Volksstimme: Über welche Entscheidung der Landesregierung haben Sie sich 2011 am meisten geärgert?

Jürgen Masch: Spontan fällt mir die Ungleichbehandlung bei den Gebühren für die Unterhaltung der Gewässer ein. Diejenigen Grundstücksbesitzer, die an Gewässern zweiter Ordnung liegen, werden kräftig zur Kasse gebeten, die an Elbe, Havel oder Seen als Gewässer erster Ordnung nicht mehr. Das ist ungerecht, denn auch diese werden durch Steuergelder unterhalten. Die Eingabe beim Landwirtschaftsminister hat bisher nichts gebracht. Überhaupt muss sich die Landesregierung fragen, warum 177 von 219 Kommunen im Land pleite sind. Da läuft doch etwas verkehrt! Das Land hat Schulden gemacht und die Kommunen müssen mit der Streichung von Zuweisungen dafür bluten.

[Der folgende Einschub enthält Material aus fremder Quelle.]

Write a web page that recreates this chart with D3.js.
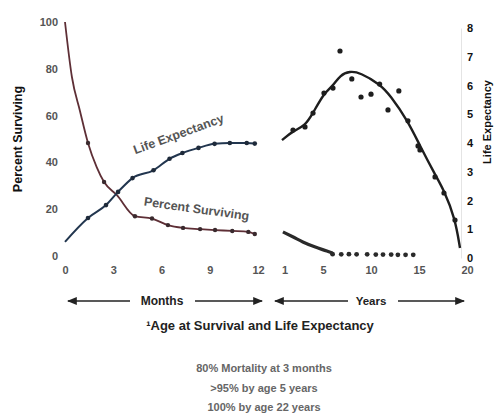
<!DOCTYPE html>
<html>
<head>
<meta charset="utf-8">
<script src="https://cdn.jsdelivr.net/npm/d3@7"></script>
<style>
  body { margin: 0; background: #fff; }
  svg text { font-family: "Liberation Sans", Arial, sans-serif; }
</style>
</head>
<body>
<div id="chart"></div>
<script>
// months part: percent surviving (left axis)
var survMonthsCurve = [[0,100],[0.43,76.5],[0.93,62],[1.43,48.3],[1.97,38],[2.43,31.6],[3.23,26],[4.35,17],[5.41,16],[6.4,13.2],[7.34,12],[8.4,11.5],[9.33,11.1],[10.4,10.7],[11.4,10.3],[11.8,9.4]];
var survMonthsDots = [[1.43,48.3],[2.43,31.6],[4.35,17],[5.41,16],[6.4,13.2],[7.34,12],[8.4,11.5],[9.33,11.1],[10.4,10.7],[11.4,10.3],[11.8,9.4]];

// months part: life expectancy (right axis)
var lifeMonths = [[0,0.56],[1.43,1.39],[2.55,1.84],[3.3,2.3],[4.2,2.78],[5.5,3.05],[6.5,3.45],[7.3,3.65],[8.3,3.83],[9.3,3.97],[10.25,4.0],[11.3,4.0],[11.8,3.98]];

// years part: percent surviving (left axis)
var survYearsLine = [[0.83,10.3],[1.9,8.1],[2.9,6],[4.2,3.8],[5.4,2.1],[6.0,1.2]];
var survYearsDots = [[6.0,0.8],[6.9,0.7],[7.7,0.8],[8.5,0.7],[9.6,0.7],[10.5,0.6],[11.25,0.6],[12.1,0.6],[12.8,0.5],[13.6,0.5],[14.4,0.5]];

// years part: life expectancy (right axis), fitted curve + observed points
var lifeYearsFit = [[0.73,4.1],[1.875,4.42],[3.125,4.59],[3.96,5.04],[5.1,5.74],[6.04,5.98],[6.77,6.36],[7.8,6.5],[8.85,6.45],[10.9,6.05],[11.98,5.67],[13.85,4.76],[15.1,3.9],[16.67,2.9],[17.6,2.36],[18.75,1.39],[19.27,0.35]];
var lifeYearsDots = [[1.875,4.45],[3.125,4.56],[3.96,5.04],[5.1,5.74],[6.04,5.91],[6.77,7.2],[8.0,6.23],[8.96,5.6],[10,5.7],[10.9,6.05],[11.77,5.15],[12.9,5.81],[13.85,4.77],[15.1,3.76],[14.9,3.9],[16.67,2.82],[17.6,2.26],[18.75,1.32]];

var monthTicks = [0, 3, 6, 9, 12];
var yearTicks = [1, 5, 10, 15, 20];
var pctTicks = [0, 20, 40, 60, 80, 100];
var lifeTicks = [0, 1, 2, 3, 4, 5, 6, 7, 8];
var notes = ["80% Mortality at 3 months", ">95% by age 5 years", "100% by age 22 years"];

var w = 495, h = 420;
var svg = d3.select("#chart").append("svg")
    .attr("width", w)
    .attr("height", h);

var xMonth = d3.scaleLinear().domain([0, 12]).range([65, 258]);
var xYear = d3.scaleLinear().domain([0, 20]).range([275, 467]);
var yPct = d3.scaleLinear().domain([0, 100]).range([256, 22]);
var yLife = d3.scaleLinear().domain([0, 8]).range([258, 28]);

var tickGrey = "#555";

// left axis
var gl = svg.append("g")
    .attr("transform", "translate(61,0)")
    .call(d3.axisLeft(yPct).tickValues(pctTicks).tickSize(0).tickPadding(3));
gl.select(".domain").remove();

// right axis
var gr = svg.append("g")
    .attr("transform", "translate(461,0)")
    .call(d3.axisRight(yLife).tickValues(lifeTicks).tickSize(0).tickPadding(6));
gr.select(".domain").attr("stroke", "#e4e4e4");

// bottom axes
var gm = svg.append("g")
    .attr("transform", "translate(0,263)")
    .call(d3.axisBottom(xMonth).tickValues(monthTicks).tickSize(0).tickPadding(3));
gm.select(".domain").remove();
var gy = svg.append("g")
    .attr("transform", "translate(0,263)")
    .call(d3.axisBottom(xYear).tickValues(yearTicks).tickSize(0).tickPadding(3));
gy.select(".domain").remove();

svg.selectAll(".tick text")
    .style("font-size", "11px")
    .style("font-weight", "bold")
    .attr("fill", tickGrey);
gr.selectAll(".tick text").attr("fill", "#111");

var lineM = d3.line().x(d => xMonth(d[0])).curve(d3.curveMonotoneX);
var lineY = d3.line().x(d => xYear(d[0])).curve(d3.curveMonotoneX);

// percent surviving, months
svg.append("path")
    .attr("d", lineM.y(d => yPct(d[1]))(survMonthsCurve))
    .attr("fill", "none").attr("stroke", "#5e2f36").attr("stroke-width", 1.8);
svg.selectAll(".sm").data(survMonthsDots).enter().append("circle")
    .attr("cx", d => xMonth(d[0])).attr("cy", d => yPct(d[1])).attr("r", 2.2)
    .attr("fill", "#3a2a2e");

// life expectancy, months
svg.append("path")
    .attr("d", lineM.y(d => yLife(d[1]))(lifeMonths))
    .attr("fill", "none").attr("stroke", "#22364f").attr("stroke-width", 2);
svg.selectAll(".lm").data(lifeMonths.slice(1)).enter().append("circle")
    .attr("cx", d => xMonth(d[0])).attr("cy", d => yLife(d[1])).attr("r", 2.3)
    .attr("fill", "#1e2a3a");

// percent surviving, years
svg.append("path")
    .attr("d", lineY.y(d => yPct(d[1]))(survYearsLine))
    .attr("fill", "none").attr("stroke", "#2a2a2a").attr("stroke-width", 3.2);
svg.selectAll(".sy").data(survYearsDots).enter().append("circle")
    .attr("cx", d => xYear(d[0])).attr("cy", d => yPct(d[1])).attr("r", 2.4)
    .attr("fill", "#2a2a2a");

// life expectancy, years
svg.append("path")
    .attr("d", d3.line().x(d => xYear(d[0])).y(d => yLife(d[1])).curve(d3.curveBasis)(lifeYearsFit))
    .attr("fill", "none").attr("stroke", "#1e1e1e").attr("stroke-width", 2.4);
svg.selectAll(".ly").data(lifeYearsDots).enter().append("circle")
    .attr("cx", d => xYear(d[0])).attr("cy", d => yLife(d[1])).attr("r", 2.6)
    .attr("fill", "#1e1e1e");

// curve labels
svg.append("text")
    .attr("transform", "translate(180,138) rotate(-20)")
    .attr("text-anchor", "middle")
    .style("font-size", "12.5px").style("font-weight", "bold")
    .attr("fill", "#555")
    .text("Life Expectancy");
svg.append("text")
    .attr("transform", "translate(196,213) rotate(8)")
    .attr("text-anchor", "middle")
    .style("font-size", "12.5px").style("font-weight", "bold")
    .attr("fill", "#555")
    .text("Percent Surviving");

// axis titles
svg.append("text")
    .attr("transform", "translate(22,139) rotate(-90)")
    .attr("text-anchor", "middle")
    .style("font-size", "12.5px").style("font-weight", "bold")
    .attr("fill", "#111")
    .text("Percent Surviving");
svg.append("text")
    .attr("transform", "translate(491,122) rotate(-90)")
    .attr("text-anchor", "middle")
    .style("font-size", "11px").style("font-weight", "bold")
    .attr("fill", "#111")
    .text("Life Expectancy");

// months / years arrows
var defs = svg.append("defs");
defs.append("marker").attr("id", "ah")
    .attr("viewBox", "0 0 10 10").attr("refX", 9).attr("refY", 5)
    .attr("markerWidth", 7).attr("markerHeight", 7).attr("orient", "auto-start-reverse")
    .append("path").attr("d", "M0,1L10,5L0,9Z").attr("fill", "#222");

var arrowY = 301;
function seg(x1, x2, start, end) {
    var l = svg.append("line")
        .attr("x1", x1).attr("x2", x2).attr("y1", arrowY).attr("y2", arrowY)
        .attr("stroke", "#222").attr("stroke-width", 1.4);
    if (start) l.attr("marker-start", "url(#ah)");
    if (end) l.attr("marker-end", "url(#ah)");
}
seg(xMonth(0) + 3, 130, true, false);
seg(195, xMonth(12) + 4, false, true);
seg(xYear(0), 348, true, false);
seg(398, xYear(20) - 3, false, true);

svg.append("text").attr("x", 162).attr("y", arrowY + 4)
    .attr("text-anchor", "middle").style("font-size", "12px").style("font-weight", "bold")
    .attr("fill", "#222").text("Months");
svg.append("text").attr("x", 371).attr("y", arrowY + 4)
    .attr("text-anchor", "middle").style("font-size", "11.5px").style("font-weight", "bold")
    .attr("fill", "#222").text("Years");

svg.append("text").attr("x", 260).attr("y", 330)
    .attr("text-anchor", "middle").style("font-size", "13px").style("font-weight", "bold")
    .attr("fill", "#222").text("\u00b9Age at Survival and Life Expectancy");

// notes
svg.selectAll(".note").data(notes).enter().append("text")
    .attr("x", 264)
    .attr("y", (d, i) => 372 + i * 19.5)
    .attr("text-anchor", "middle")
    .style("font-size", "11px").style("font-weight", "bold")
    .attr("fill", "#666")
    .text(d => d);
</script>
</body>
</html>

Volksstimme: Gab es auch etwas, das Sie begrüßen?

Jürgen Masch: Da fällt mir nur das neue Kinderbetreuungsgesetz ein. Aber erst einmal abwarten, wann und inwieweit es umgesetzt wird. Da hält das Land sicher noch einige paar Überraschungen für uns bereit. Und positiv waren die bisher meistens nicht.